Before the Spaniards arrived, 
they celebrated the return of the souls 
between the months of July and August.
 Once arrived, the Spaniards changed the festivities 
to November 2nd to coincide with All Souls’ Day of the Catholic Church. 
Presently, two celebrations honoring the memory of loved ones who have died take place: 
On November 1st, the souls of the children are honored with special designs in the altars, using color white on flowers and candles. 
On November 2nd the souls of the adults are remembered with a variety of rituals, 
according to the different states of the Mexican republic. 

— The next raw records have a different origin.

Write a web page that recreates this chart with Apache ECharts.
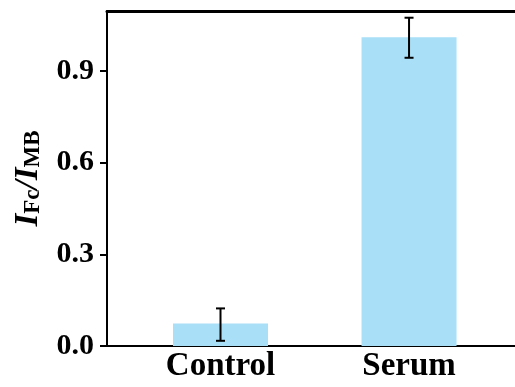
<!DOCTYPE html>
<html><head><meta charset="utf-8">
<script src="https://cdn.jsdelivr.net/npm/echarts@6/dist/echarts.min.js"></script>
<style>html,body{margin:0;padding:0;background:#fff}#c{width:515px;height:387px}</style>
</head><body><div id="c"></div>
<script>
var categories = ['Control', 'Serum'];
var values = [0.074, 1.010];
var errUpper = [0.123, 1.074];
var errLower = [0.017, 0.943];
var yTicks = [0, 0.3, 0.6, 0.9];

var FONT = '"Liberation Serif","Times New Roman",serif';
var chart = echarts.init(document.getElementById('c'), null, {renderer:'canvas'});
var barData = values.map(function(v,i){return [i+1, v];});
var errData = values.map(function(v,i){return [i+1, errLower[i], errUpper[i]];});
chart.setOption({
  backgroundColor:'#fff',
  animation:false,
  grid:{left:107, right:0, top:11, bottom:41, containLabel:false},
  xAxis:[{
    type:'value', position:'bottom', min:0.398, max:2.562,
    axisLine:{show:true, lineStyle:{color:'#000', width:2}},
    axisTick:{show:false}, splitLine:{show:false},
    axisLabel:{customValues:[1,2], formatter:function(v){return categories[Math.round(v)-1]||'';},
      fontFamily:FONT, fontWeight:'bold', fontSize:33, color:'#000', margin:4}
  },{
    type:'value', position:'top', min:0.398, max:2.562,
    axisLine:{show:true, lineStyle:{color:'#000', width:3}},
    axisTick:{show:false}, splitLine:{show:false}, axisLabel:{show:false}
  }],
  yAxis:{
    type:'value', min:0, max:1.096, interval:0.3,
    axisLine:{show:true, lineStyle:{color:'#000', width:2}},
    axisTick:{show:true, inside:false, length:7, lineStyle:{color:'#000', width:2},
      customValues:yTicks},
    splitLine:{show:false},
    axisLabel:{customValues:yTicks, formatter:function(v){return v.toFixed(1);},
      fontFamily:FONT, fontWeight:'bold', fontSize:30, color:'#000', margin:13},
    name:'{i|I}{s|Fc}{i|/I}{s|MB}',
    nameLocation:'middle', nameGap:62, nameRotate:90,
    nameTextStyle:{
      rich:{
        i:{fontFamily:FONT, fontWeight:'bold', fontStyle:'italic', fontSize:33, color:'#000', verticalAlign:'bottom', lineHeight:36},
        s:{fontFamily:FONT, fontWeight:'bold', fontSize:23, color:'#000', verticalAlign:'bottom', lineHeight:36, padding:[14,0,0,0]}
      }
    }
  },
  series:[{
    type:'bar', xAxisIndex:0, data:barData, barWidth:95,
    itemStyle:{color:'#a9e0f8'}
  },{
    type:'custom', xAxisIndex:0, data:errData, z:5,
    renderItem:function(params, api){
      var x = api.value(0);
      var top = api.coord([x, api.value(2)]);
      var bot = api.coord([x, api.value(1)]);
      var hw = 4.5;
      var st = {stroke:'#000', lineWidth:2};
      return {type:'group', children:[
        {type:'line', shape:{x1:top[0], y1:top[1], x2:bot[0], y2:bot[1]}, style:st},
        {type:'line', shape:{x1:top[0]-hw, y1:top[1], x2:top[0]+hw, y2:top[1]}, style:st},
        {type:'line', shape:{x1:bot[0]-hw, y1:bot[1], x2:bot[0]+hw, y2:bot[1]}, style:st}
      ]};
    }
  }]
});
</script></body></html>
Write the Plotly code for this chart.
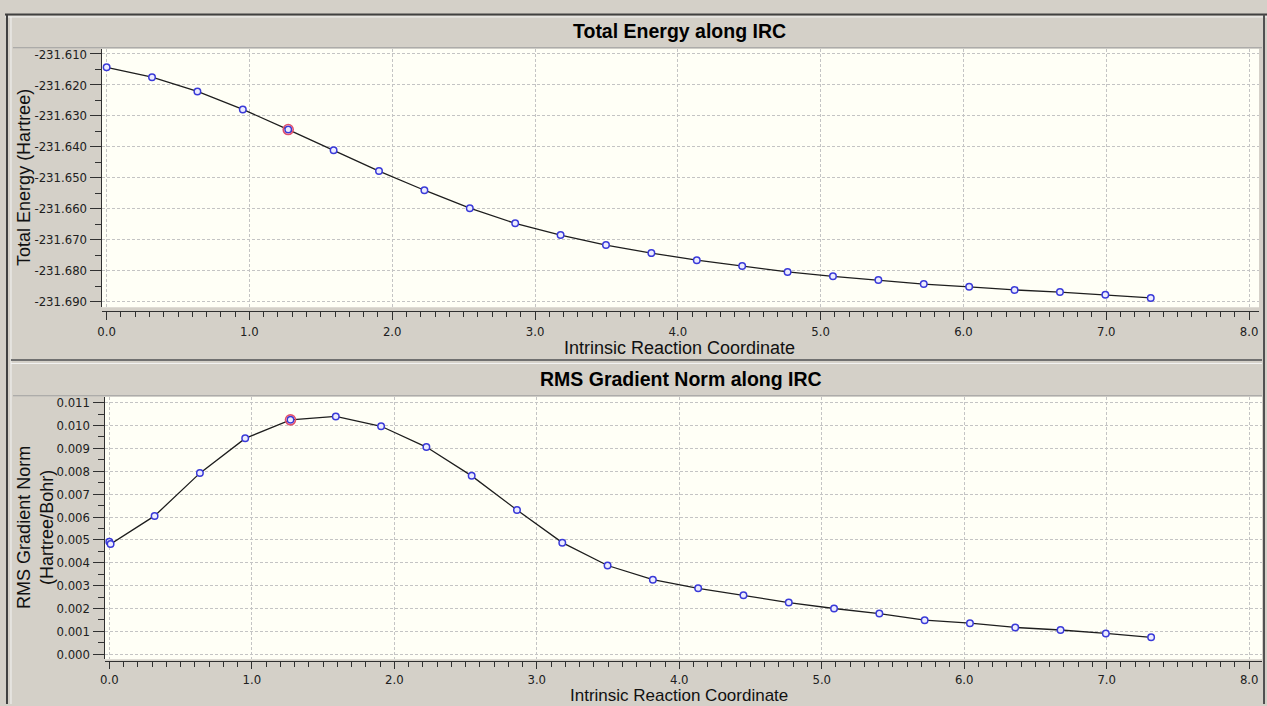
import plotly.graph_objects as go

# ---------------- data ----------------
irc_x = [0.0000, 0.3179, 0.6358, 0.9537, 1.2716, 1.5895, 1.9074, 2.2253,
         2.5432, 2.8611, 3.1790, 3.4969, 3.8148, 4.1327, 4.4506, 4.7685,
         5.0864, 5.4043, 5.7222, 6.0401, 6.3580, 6.6759, 6.9938, 7.3117]

total_energy = [-231.6143, -231.6175, -231.6221, -231.6279, -231.6344, -231.6411,
                -231.6478, -231.6540, -231.6598, -231.6647, -231.6685, -231.6717,
                -231.6743, -231.6766, -231.6785, -231.6804, -231.6818, -231.6830,
                -231.6843, -231.6852, -231.6862, -231.6869, -231.6878, -231.6888]

grad_x = [0.0000, 0.0090, 0.3179, 0.6358, 0.9537, 1.2716, 1.5895, 1.9074, 2.2253,
          2.5432, 2.8611, 3.1790, 3.4969, 3.8148, 4.1327, 4.4506, 4.7685,
          5.0864, 5.4043, 5.7222, 6.0401, 6.3580, 6.6759, 6.9938, 7.3117]

rms_gradient = [0.00492, 0.00482, 0.00605, 0.00792, 0.00944, 0.01025, 0.01040,
                0.00997, 0.00906, 0.00780, 0.00631, 0.00488, 0.00388, 0.00326,
                0.00288, 0.00258, 0.00226, 0.00200, 0.00178, 0.00149, 0.00136,
                0.00117, 0.00106, 0.00091, 0.00074]

current_energy_idx = 4
current_grad_idx = 5

energy_ticks = [-231.610, -231.620, -231.630, -231.640, -231.650,
                -231.660, -231.670, -231.680, -231.690]
energy_ticklabels = ["-231.610", "-231.620", "-231.630", "-231.640", "-231.650",
                     "-231.660", "-231.670", "-231.680", "-231.690"]

# ---------------- style ----------------
W, H = 1267, 706
BG = "#d4d0c8"
PLOTBG = "#fffff6"
GRID = "#c4c4c4"
LINE = "#1e1e1e"
MARK = "#3a3ad8"
RED = "#e0506e"
TICKFONT = dict(family="Liberation Sans Narrow, Arial Narrow, DejaVu Sans Condensed, sans-serif",
                size=13, color="#202020")
LABFONT = dict(family="Liberation Sans, Arial, sans-serif", size=18, color="#111111")
TITLEFONT = dict(family="Liberation Sans, Arial, sans-serif", size=19.5, color="#000000")


def px(v):
    return v / W


def py(v):
    return 1 - v / H


fig = go.Figure()

# top panel
fig.add_trace(go.Scatter(
    x=irc_x, y=total_energy, mode="lines+markers",
    line=dict(color=LINE, width=1.3),
    marker=dict(symbol="circle", size=6.5, color="#ececff",
                line=dict(color=MARK, width=1.5)),
    xaxis="x", yaxis="y", showlegend=False, hoverinfo="x+y"))
fig.add_trace(go.Scatter(
    x=[irc_x[current_energy_idx]], y=[total_energy[current_energy_idx]],
    mode="markers",
    marker=dict(symbol="circle-open", size=10, color=RED, line=dict(width=1.6)),
    xaxis="x", yaxis="y", showlegend=False, hoverinfo="skip"))

# bottom panel
fig.add_trace(go.Scatter(
    x=grad_x, y=rms_gradient, mode="lines+markers",
    line=dict(color=LINE, width=1.3),
    marker=dict(symbol="circle", size=6.5, color="#ececff",
                line=dict(color=MARK, width=1.5)),
    xaxis="x2", yaxis="y2", showlegend=False, hoverinfo="x+y"))
fig.add_trace(go.Scatter(
    x=[grad_x[current_grad_idx]], y=[rms_gradient[current_grad_idx]],
    mode="markers",
    marker=dict(symbol="circle-open", size=10, color=RED, line=dict(width=1.6)),
    xaxis="x2", yaxis="y2", showlegend=False, hoverinfo="skip"))

xcommon = dict(
    tickmode="linear", tick0=0, dtick=1.0, tickformat=".1f",
    ticks="outside", ticklen=8, tickwidth=1, tickcolor="#303030",
    showline=True, linecolor="#303030", linewidth=1,
    showgrid=True, gridcolor=GRID, griddash="3px,2px", gridwidth=1,
    zeroline=False, tickfont=TICKFONT,
    minor=dict(tickmode="linear", tick0=0, dtick=0.1, ticks="outside",
               ticklen=5, tickcolor="#303030", showgrid=False),
    anchor="free", fixedrange=True,
)

fig.update_layout(
    width=W, height=H,
    margin=dict(l=0, r=0, t=0, b=0),
    paper_bgcolor=BG, plot_bgcolor=PLOTBG,
    xaxis=dict(xcommon, domain=[px(97), px(1259)], range=[-0.035, 8.07],
               position=py(311)),
    yaxis=dict(domain=[py(307), py(47)], range=[-231.6918, -231.6083],
               anchor="x", tickmode="array", tickvals=energy_ticks,
               ticktext=energy_ticklabels,
               ticks="outside", ticklen=11, tickwidth=1, tickcolor="#303030",
               showline=True, linecolor="#303030", linewidth=1,
               showgrid=True, gridcolor=GRID, griddash="3px,2px", gridwidth=1,
               zeroline=False, tickfont=TICKFONT,
               minor=dict(tickmode="linear", tick0=-231.615, dtick=0.005,
                          ticks="outside", ticklen=6, tickcolor="#303030",
                          showgrid=False),
               fixedrange=True),
    xaxis2=dict(xcommon, domain=[px(100), px(1262)], range=[-0.033, 8.09],
                position=py(663), ticklen=7, ticklabelstandoff=-1),
    yaxis2=dict(domain=[py(661), py(397)], range=[-0.00022, 0.01126],
                anchor="x2", tickmode="linear", tick0=0, dtick=0.001,
                tickformat=".3f",
                ticks="outside", ticklen=11, tickwidth=1, tickcolor="#303030",
                showline=True, linecolor="#303030", linewidth=1,
                showgrid=True, gridcolor=GRID, griddash="3px,2px", gridwidth=1,
                zeroline=False, tickfont=TICKFONT,
                minor=dict(tickmode="linear", tick0=0, dtick=0.0005,
                           ticks="outside", ticklen=6, tickcolor="#303030",
                           showgrid=False),
                fixedrange=True),
)

# window / panel frame decorations
shapes = [
    dict(type="line", xref="paper", yref="paper", x0=0, x1=1, y0=py(12.5), y1=py(12.5),
         line=dict(color="#404040", width=2)),
    dict(type="line", xref="paper", yref="paper", x0=0, x1=1, y0=py(15), y1=py(15),
         line=dict(color="#f4f4f4", width=1)),
    dict(type="line", xref="paper", yref="paper", x0=px(2), x1=px(2), y0=0, y1=py(12.5),
         line=dict(color="#404040", width=2)),
    dict(type="line", xref="paper", yref="paper", x0=px(6), x1=px(6), y0=0, y1=py(15),
         line=dict(color="#f4f4f4", width=1)),
    dict(type="line", xref="paper", yref="paper", x0=px(1264), x1=px(1264), y0=0, y1=py(12.5),
         line=dict(color="#505050", width=2)),
    dict(type="line", xref="paper", yref="paper", x0=px(8), x1=px(1262), y0=py(46), y1=py(46),
         line=dict(color="#a0a0a0", width=1)),
    dict(type="line", xref="paper", yref="paper", x0=px(6), x1=px(1262), y0=py(360), y1=py(360),
         line=dict(color="#707070", width=2)),
    dict(type="line", xref="paper", yref="paper", x0=px(6), x1=px(1262), y0=py(363.5), y1=py(363.5),
         line=dict(color="#f4f4f4", width=1)),
    dict(type="line", xref="paper", yref="paper", x0=px(8), x1=px(1262), y0=py(396), y1=py(396),
         line=dict(color="#a0a0a0", width=1)),
]
fig.update_layout(shapes=shapes)

annotations = [
    dict(text="<b>Total Energy along IRC</b>", x=px(677), y=py(29), xref="paper", yref="paper",
         xanchor="center", yanchor="middle", showarrow=False, font=TITLEFONT),
    dict(text="<b>RMS Gradient Norm along IRC</b>", x=px(679), y=py(379), xref="paper", yref="paper",
         xanchor="center", yanchor="middle", showarrow=False, font=TITLEFONT),
    dict(text="Intrinsic Reaction Coordinate", x=px(677), y=py(348), xref="paper", yref="paper",
         xanchor="center", yanchor="middle", showarrow=False, font=LABFONT),
    dict(text="Intrinsic Reaction Coordinate", x=px(677), y=py(697), xref="paper", yref="paper",
         xanchor="center", yanchor="middle", showarrow=False,
         font=dict(LABFONT, size=17)),
    dict(text="Total Energy (Hartree)", x=px(19), y=py(176), xref="paper", yref="paper",
         xanchor="center", yanchor="middle", showarrow=False, textangle=-90, font=LABFONT),
    dict(text="RMS Gradient Norm<br>(Hartree/Bohr)", x=px(30), y=py(528), xref="paper", yref="paper",
         xanchor="center", yanchor="middle", showarrow=False, textangle=-90, font=LABFONT),
]
fig.update_layout(annotations=annotations)

fig.write_html(
    "out.html",
    config=dict(displayModeBar=False),
    post_script="document.body.style.margin='0';document.body.style.overflow='hidden';",
)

Create a special time and space to remember and honor the loved ones by offering them an ofrenda, the fragrance of the flowers, the light of the candles,
 the aroma of special foods and the solemnity of prayers. 
It is also a time to joke and make fun of death through "calaveras", 
poetry allusive to a particular person, generally politicians; sugar, 
chocolate and amaranth skulls which are given to one another with their friend’s name 
so "they can eat their own death" 
and special crafts allusive to different aspects of the living, 
with skeletons representing daily activities.

People start getting ready for the celebration on the third week of October 
with the harvesting of the cempasuchitl flower, 
also known as the flower of the twenty petals.

 On the altar they will place the ofrendas of fruits, 
vegetables and the special dishes prepared for the soul to enjoy the essence of the aroma of the food. 
This altar will also have items that once belonged to the deceased. 

 On November 2nd, the souls of the adults are honored
 in their homes with beautifully decorated altars. 
Each state has different styles
 but all of them represent a place where the ofrenda becomes a spiritual communion between life 
and death. 
Again, in each state the making of the altar and the rituals are different. 

Day of the Dead is a time of reflection about the meaning of life 
and the mission that one needs to fulfill.
During the celebration of Day of the Dead
 all feelings and beliefs come together 
in a season that brings to life the memory of the loved ones.